The applicant proposed replacing the site's current all‑mixed‑use zoning with mapped districts including commercial general, residential community, light industrial and industrial general. Staff and the planning commission recommended approval with conditions; commissioners and neighbors focused on industrial uses, traffic and visual impacts along the Turquoise Trail corridor.

Key conditions accepted by the applicant and adopted by the board included: splitting the industrial acreage into light industrial on the east side and general industrial on the west side; a prohibition on expressly listed high‑impact uses (process plants, salvage yards, tank farms, solid‑waste facilities, incinerators, hazardous‑waste treatment/disposal, power generation and — added by the board — manufacturing plants and animal production/slaughter); a maximum single‑building footprint cap (applicant agreed to a 50,000 square‑foot limit for industrial buildings); dark‑sky protections (no pole‑mounted lights over 15 feet within 200 feet of Highway 14 and best practices countywide); and a requirement that parking for highway‑fronting commercial lots be placed behind the buildings, with building facades oriented to the highway.

Commissioners also secured an explicit commitment from the applicant to study, as part of a later subdivision phase, whether a roadway or pedestrian connection to the Valle Vista subdivision (South Sierra Place) is feasible; staff will require a technical review at platting. Commissioners asked for truck‑routing restrictions (industrial truck traffic limited from using the frontage road) and for survey‑quality zoning boundaries to be shown on the final ordinance exhibit.

Several neighbors and the San Marcos Association testified with traffic, aesthetics and scenic‑byway concerns.

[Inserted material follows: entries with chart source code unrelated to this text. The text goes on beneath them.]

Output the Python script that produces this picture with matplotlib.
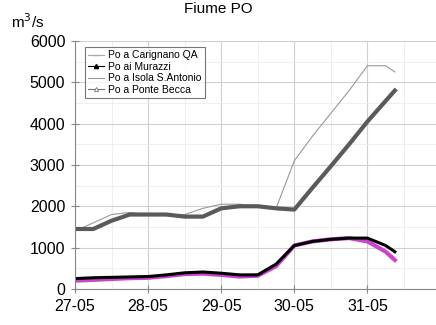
import matplotlib.pyplot as plt
from matplotlib.ticker import MultipleLocator
import numpy as np

plt.rcParams["font.family"] = ["Liberation Sans", "DejaVu Sans"]

# time in days since 27-05 00:00
days = [0, 0.25, 0.5, 0.75, 1, 1.25, 1.5, 1.75, 2, 2.25, 2.5, 2.75,
        3, 3.25, 3.5, 3.75, 4, 4.25, 4.375]
day_labels = ["27-05", "28-05", "29-05", "30-05", "31-05"]

carignano = [200, 220, 240, 260, 270, 310, 360, 370, 340, 300, 320, 550,
             1050, 1150, 1200, 1230, 1150, 900, 700]
murazzi = [250, 270, 280, 290, 300, 340, 390, 410, 380, 340, 340, 600,
           1050, 1150, 1200, 1230, 1230, 1050, 900]
isola = [1400, 1600, 1800, 1850, 1800, 1800, 1800, 1950, 2050, 2050, 2000,
         1950, 3100, 3700, 4250, 4800, 5400, 5400, 5250]
ponte_becca = [1450, 1450, 1650, 1800, 1800, 1800, 1750, 1750, 1950, 2000,
               2000, 1950, 1920, 2450, 2970, 3500, 4050, 4550, 4800]

fig = plt.figure(figsize=(4.36, 3.25), dpi=100)
ax = fig.add_axes([0.172, 0.111, 0.83, 0.763])

lines = []
lines += ax.plot(days, carignano, color="#cc44cc", lw=3, marker="_", ms=4,
                 label="Po a Carignano QA")
lines += ax.plot(days, murazzi, color="black", lw=2.2, marker="^", ms=3,
                 label="Po ai Murazzi")
lines += ax.plot(days, isola, color="#999999", lw=0.8,
                 label="Po a Isola S.Antonio")
lines += ax.plot(days, ponte_becca, color="#5a5a5a", lw=3, marker="^", ms=3,
                 mfc="white", mew=0.6, label="Po a Ponte Becca")

ax.set_xlim(0, 4.95)
ax.set_ylim(0, 6000)
ax.set_xticks(np.arange(len(day_labels)))
ax.set_xticklabels(day_labels)
ax.xaxis.set_minor_locator(MultipleLocator(0.5))
ax.yaxis.set_major_locator(MultipleLocator(1000))
ax.yaxis.set_minor_locator(MultipleLocator(500))
ax.grid(which="major", color="#d0d0d0", lw=0.8)
ax.grid(which="minor", color="#ececec", lw=0.6)
ax.tick_params(which="both", direction="inout", length=6, color="#888888",
               labelsize=11.5, pad=4)
ax.tick_params(which="minor", length=0)
for s in ["top", "right"]:
    ax.spines[s].set_visible(False)
for s in ["left", "bottom"]:
    ax.spines[s].set_color("#888888")

leg = ax.legend(loc="upper left", bbox_to_anchor=(0.028, 0.975), fontsize=7.5,
                frameon=True, fancybox=False, edgecolor="#555555",
                borderpad=0.3, labelspacing=0.15, handlelength=1.5,
                handletextpad=0.4, borderaxespad=0)
leg.get_frame().set_linewidth(0.8)
legend_colors = ["#aaaaaa", "black", "#999999", "#777777"]
for line, c in zip(leg.get_lines(), legend_colors):
    line.set_linewidth(0.8)
    line.set_color(c)
# markers only in the legend, not on the data lines
for line in lines:
    line.set_marker("None")

fig.text(0.5, 0.995, "Fiume PO", ha="center", va="top", fontsize=11)
fig.text(0.025, 0.905, "m$^3$/s", ha="left", va="bottom", fontsize=11)

fig.savefig("out.png", dpi=100)
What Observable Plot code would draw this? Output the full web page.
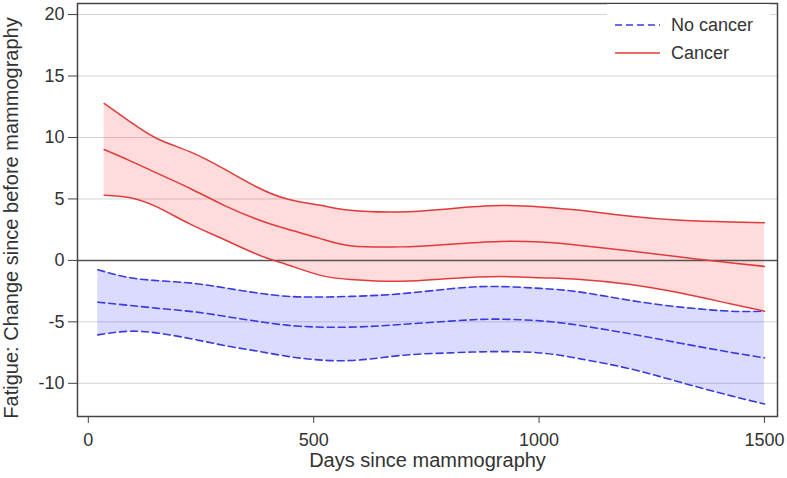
<!DOCTYPE html>
<html>
<head>
<meta charset="utf-8">
<script src="https://cdn.jsdelivr.net/npm/d3@7"></script>
<script src="https://cdn.jsdelivr.net/npm/@observablehq/plot@0.6"></script>
<style>
  html, body { margin: 0; padding: 0; background: #fff; }
</style>
</head>
<body>
<div id="chart"></div>
<script>
// ---- Data ----
const blueDays  = [21, 93, 167, 241, 315, 389, 470, 581, 692, 803, 899, 1003, 1092, 1203, 1314, 1424, 1500];
const blueUpper = [-0.76, -1.41, -1.68, -1.90, -2.31, -2.72, -2.97, -2.93, -2.72, -2.31, -2.12, -2.28, -2.58, -3.26, -3.80, -4.13, -4.13];
const blueMid   = [-3.40, -3.67, -3.94, -4.21, -4.62, -5.03, -5.36, -5.43, -5.22, -4.94, -4.78, -4.92, -5.30, -5.98, -6.74, -7.47, -7.93];
const blueLower = [-6.06, -5.76, -5.98, -6.47, -7.01, -7.47, -7.95, -8.15, -7.74, -7.52, -7.42, -7.53, -8.01, -8.83, -9.92, -11.00, -11.68];

const redDays  = [35, 93, 152, 226, 300, 374, 441, 515, 581, 692, 803, 914, 1003, 1092, 1203, 1314, 1424, 1500];
const redUpper = [12.77, 11.27, 9.92, 8.83, 7.47, 5.97, 5.00, 4.48, 4.07, 3.94, 4.21, 4.46, 4.35, 4.07, 3.59, 3.26, 3.12, 3.07];
const redMid   = [9.02, 8.10, 7.10, 5.85, 4.50, 3.35, 2.55, 1.77, 1.20, 1.10, 1.32, 1.54, 1.49, 1.22, 0.76, 0.27, -0.19, -0.49];
const redLower = [5.30, 5.10, 4.35, 2.95, 1.72, 0.50, -0.35, -1.22, -1.55, -1.70, -1.48, -1.32, -1.41, -1.55, -1.96, -2.66, -3.53, -4.13];

const xTicks = [0, 500, 1000, 1500];
const yTicks = [-10, -5, 0, 5, 10, 15, 20];
const seriesNames = ["No cancer", "Cancer"];
const xLabel = "Days since mammography";
const yLabel = "Fatigue: Change since before mammography";

const blue = blueDays.map((d, i) => ({day: d, upper: blueUpper[i], mid: blueMid[i], lower: blueLower[i]}));
const red  = redDays.map((d, i) => ({day: d, upper: redUpper[i], mid: redMid[i], lower: redLower[i]}));

const BLUE = "#3a3ae0";
const RED = "#e23a3a";
const dash = "7,4";
const curve = "natural";
const fmt = d => String(d);

const chart = Plot.plot({
  width: 787,
  height: 478,
  marginLeft: 77,
  marginRight: 10,
  marginTop: 3,
  marginBottom: 62,
  x: {domain: [-24, 1529]},
  y: {domain: [-12.7, 20.9]},
  style: {fontFamily: "'Liberation Sans', Arial, sans-serif", color: "#333", background: "#fff"},
  marks: [
    Plot.gridY(yTicks.filter(t => t !== 0), {stroke: "#d4d4d4", strokeOpacity: 1, strokeWidth: 1}),
    Plot.areaY(blue, {x: "day", y1: "lower", y2: "upper", fill: "#0000ff", fillOpacity: 0.14, curve}),
    Plot.areaY(red, {x: "day", y1: "lower", y2: "upper", fill: "#ff0000", fillOpacity: 0.14, curve}),
    Plot.ruleY([0], {stroke: "#555", strokeWidth: 1.5}),
    Plot.lineY(blue, {x: "day", y: "upper", stroke: BLUE, strokeWidth: 1.6, strokeDasharray: dash, curve}),
    Plot.lineY(blue, {x: "day", y: "mid", stroke: BLUE, strokeWidth: 1.6, strokeDasharray: dash, curve}),
    Plot.lineY(blue, {x: "day", y: "lower", stroke: BLUE, strokeWidth: 1.6, strokeDasharray: dash, curve}),
    Plot.lineY(red, {x: "day", y: "upper", stroke: RED, strokeWidth: 1.5, curve}),
    Plot.lineY(red, {x: "day", y: "mid", stroke: RED, strokeWidth: 1.5, curve}),
    Plot.lineY(red, {x: "day", y: "lower", stroke: RED, strokeWidth: 1.5, curve}),
    Plot.frame({stroke: "#444", strokeWidth: 1.5}),
    Plot.axisY(yTicks, {tickSize: 9, tickPadding: 4, fontSize: 18, label: null, stroke: "#444", tickFormat: fmt}),
    Plot.axisX(xTicks, {tickSize: 7, tickPadding: 10, fontSize: 18, label: null, stroke: "#444", tickFormat: fmt}),
    Plot.text([xLabel], {frameAnchor: "bottom", dy: 50, fontSize: 20, fill: "#333", textAnchor: "middle"}),
    Plot.text([yLabel], {frameAnchor: "left", dx: -66, dy: 8, rotate: -90, fontSize: 20, fill: "#333", textAnchor: "middle"})
  ]
});

// Legend (drawn inside the plot area, top right)
const svg = d3.select(chart);
const lg = svg.append("g")
  .attr("font-family", "'Liberation Sans', Arial, sans-serif")
  .attr("font-size", 18).attr("fill", "#333").attr("text-anchor", "start");
lg.append("rect").attr("x", 607).attr("y", 4).attr("width", 163).attr("height", 64).attr("fill", "#fff");
const legendItems = [
  {name: seriesNames[0], color: BLUE, dash: dash, y: 25},
  {name: seriesNames[1], color: RED, dash: null, y: 53}
];
legendItems.forEach(it => {
  const l = lg.append("line").attr("x1", 615).attr("x2", 660).attr("y1", it.y).attr("y2", it.y)
    .attr("stroke", it.color).attr("stroke-width", 1.6);
  if (it.dash) l.attr("stroke-dasharray", it.dash);
  lg.append("text").attr("x", 671).attr("y", it.y).attr("dy", "0.35em").attr("text-anchor", "start").text(it.name);
});

document.getElementById("chart").appendChild(chart);
</script>
</body>
</html>
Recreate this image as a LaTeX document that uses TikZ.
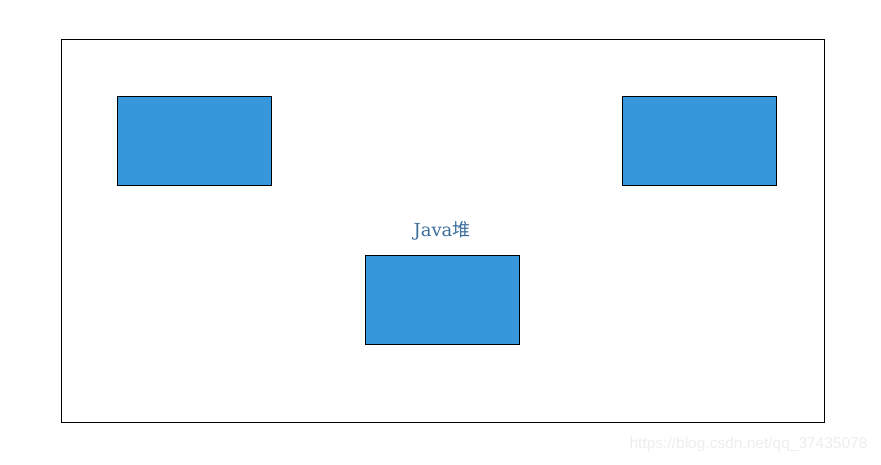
\documentclass[tikz,border=0pt]{standalone}
\usepackage{fontspec}
\setmainfont{DejaVu Serif}
\newfontfamily\cjk{Noto Sans CJK SC}
\newfontfamily\wmfont{Liberation Sans}
\definecolor{boxblue}{HTML}{3797DB}
\definecolor{labelblue}{HTML}{3C6E9C}
\definecolor{wmgray}{HTML}{EDEDED}
\begin{document}
\begin{tikzpicture}[x=1pt,y=-1pt,
  bluebox/.style={draw=black,line width=0.8pt,fill=boxblue,minimum width=154pt,minimum height=89pt,inner sep=0pt,anchor=north west},
  frame/.style={draw=black,line width=0.8pt}]
\useasboundingbox (0,0) rectangle (881,464);
\node[frame,minimum width=763pt,minimum height=383pt,inner sep=0pt,anchor=north west] (heap) at (61,39) {};
\node[bluebox] (b1) at (117,96) {};
\node[bluebox] (b2) at (622,96) {};
\node[bluebox] (b3) at (365,255) {};
\node[text=labelblue,font=\fontsize{18}{20}\selectfont] (lbl) at (442,231) {Java{\cjk 堆}};
\node[text=wmgray,font=\wmfont\fontsize{15.5}{17}\selectfont,anchor=east] (wm) at (871,444) {https://blog.csdn.net/qq\_37435078};
\end{tikzpicture}
\end{document}
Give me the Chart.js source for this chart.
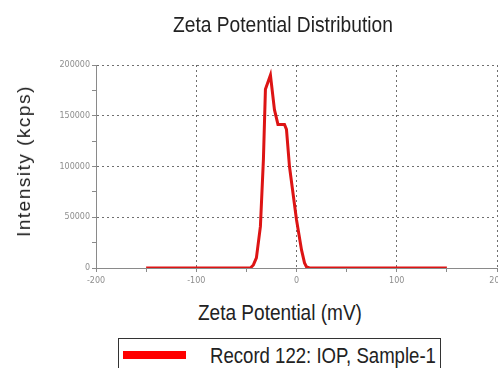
<!DOCTYPE html>
<html>
<head>
<meta charset="utf-8">
<script src="https://cdn.jsdelivr.net/npm/chart.js@4.4.1/dist/chart.umd.min.js"></script>
<style>
  html, body { margin: 0; padding: 0; background: #fff; overflow: hidden; width: 498px; height: 368px; }
  #wrap { position: relative; width: 498px; height: 368px; overflow: hidden; }
  #plot { position: absolute; left: 0; top: 0; }
  /* narrow, tall lettering of the original: Liberation Sans squeezed horizontally */
  .txt { position: absolute; white-space: nowrap; color: #222; line-height: 23px;
         font-family: 'Liberation Sans', Arial, sans-serif; font-size: 22px;
         transform-origin: 0 50%; }
  #ytitle { position: absolute; left: 24px; top: 161px; white-space: nowrap; color: #222;
            font-family: 'Liberation Sans', Arial, sans-serif; font-size: 19px; letter-spacing: 1.5px;
            transform: translate(-50%, -50%) rotate(-90deg); }
  #legend { position: absolute; left: 118px; top: 338px; width: 321px; height: 40px; border: 1px solid #333; }
  #swatch { position: absolute; left: 4px; top: 12px; width: 63px; height: 8px; background: #ff0000; }
</style>
</head>
<body>
<div id="wrap">
  <canvas id="plot" width="510" height="300"></canvas>
  <div class="txt" style="left:173px; top:13px; transform:scaleX(0.873);">Zeta Potential Distribution</div>
  <div id="ytitle">Intensity (kcps)</div>
  <div class="txt" style="left:198px; top:301px; transform:scaleX(0.865);">Zeta Potential (mV)</div>
  <div id="legend"><div id="swatch"></div><div class="txt" style="left:91px; top:5px; transform:scaleX(0.845);">Record 122: IOP, Sample-1</div></div>
</div>
<script>
/* ── Data ── */
var seriesName = 'Record 122: IOP, Sample-1';
var zetaMv    = [-150, -46, -43, -40, -36, -33, -31, -26, -22, -18.5, -12, -10, -7, 0, 5, 8, 10, 13, 150];
var intensity = [0, 0, 3000, 10000, 41000, 107000, 176000, 190000, 156000, 141500, 141500, 136500, 100000, 47500, 17800, 5000, 1000, 0, 0];
var xTicks = { min: -200, max: 200, step: 50, labelEvery: 100 };
var yTicks = { min: 0, max: 200000, step: 25000, labelEvery: 50000 };

var points = zetaMv.map(function(x, i) { return { x: x, y: intensity[i] }; });

// dotted grid only on the labelled ticks; minor ticks keep just their tick mark
function gridColor(every, skipZero) {
  return function(ctx) {
    if (!ctx.tick || (skipZero && ctx.tick.value === 0)) return 'transparent';
    return ctx.tick.value % every === 0 ? '#6f6f6f' : 'transparent';
  };
}

new Chart(document.getElementById('plot'), {
  type: 'line',
  data: {
    datasets: [{
      label: seriesName,
      data: points,
      borderColor: '#dd1414',
      borderWidth: 3,
      pointRadius: 0,
      tension: 0
    }]
  },
  options: {
    responsive: false,
    animation: false,
    layout: { padding: { top: 65, left: 8, right: 13, bottom: 0 } },
    plugins: { legend: { display: false }, tooltip: { enabled: false } },
    scales: {
      x: {
        type: 'linear',
        min: xTicks.min, max: xTicks.max,
        afterFit: function(s) { s.height = 32; },
        border: { color: '#8a8a8a', dash: [2, 3] },
        grid: { color: gridColor(xTicks.labelEvery, false), tickColor: '#8a8a8a', tickLength: 4 },
        ticks: {
          stepSize: xTicks.step, autoSkip: false, maxRotation: 0, padding: 4,
          color: '#8d8d8d', font: { family: 'DejaVu Sans', size: 8 },
          callback: function(v) { return v % xTicks.labelEvery === 0 ? v : ''; }
        }
      },
      y: {
        min: yTicks.min, max: yTicks.max,
        afterFit: function(s) { s.width = 88; },
        border: { color: '#8a8a8a', dash: [2, 3] },
        grid: { color: gridColor(yTicks.labelEvery, true), tickColor: '#8a8a8a', tickLength: 4 },
        ticks: {
          stepSize: yTicks.step, autoSkip: false, padding: 2,
          color: '#8d8d8d', font: { family: 'DejaVu Sans', size: 8 },
          callback: function(v) { return v % yTicks.labelEvery === 0 ? v : ''; }
        }
      }
    }
  }
});
</script>
</body>
</html>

Applicant representatives said they will implement additional park acreage (about 4.75 acres central park plus smaller pocket parks), take design steps to keep buildings lower and earth‑toned toward Highway 14 and work with DOT on warranted traffic control at key intersections. The board adopted the ordinance and conceptual plan with conditions and asked staff to return the final ordinance language and mapped boundaries for recording.

What happens next: Staff and the applicant will finalize the ordinance map exhibit (survey‑grade boundaries) and a final order reflecting the conditions; future subdivision and site‑development plans must meet the conceptual plan conditions and perform updated traffic and technical studies before construction.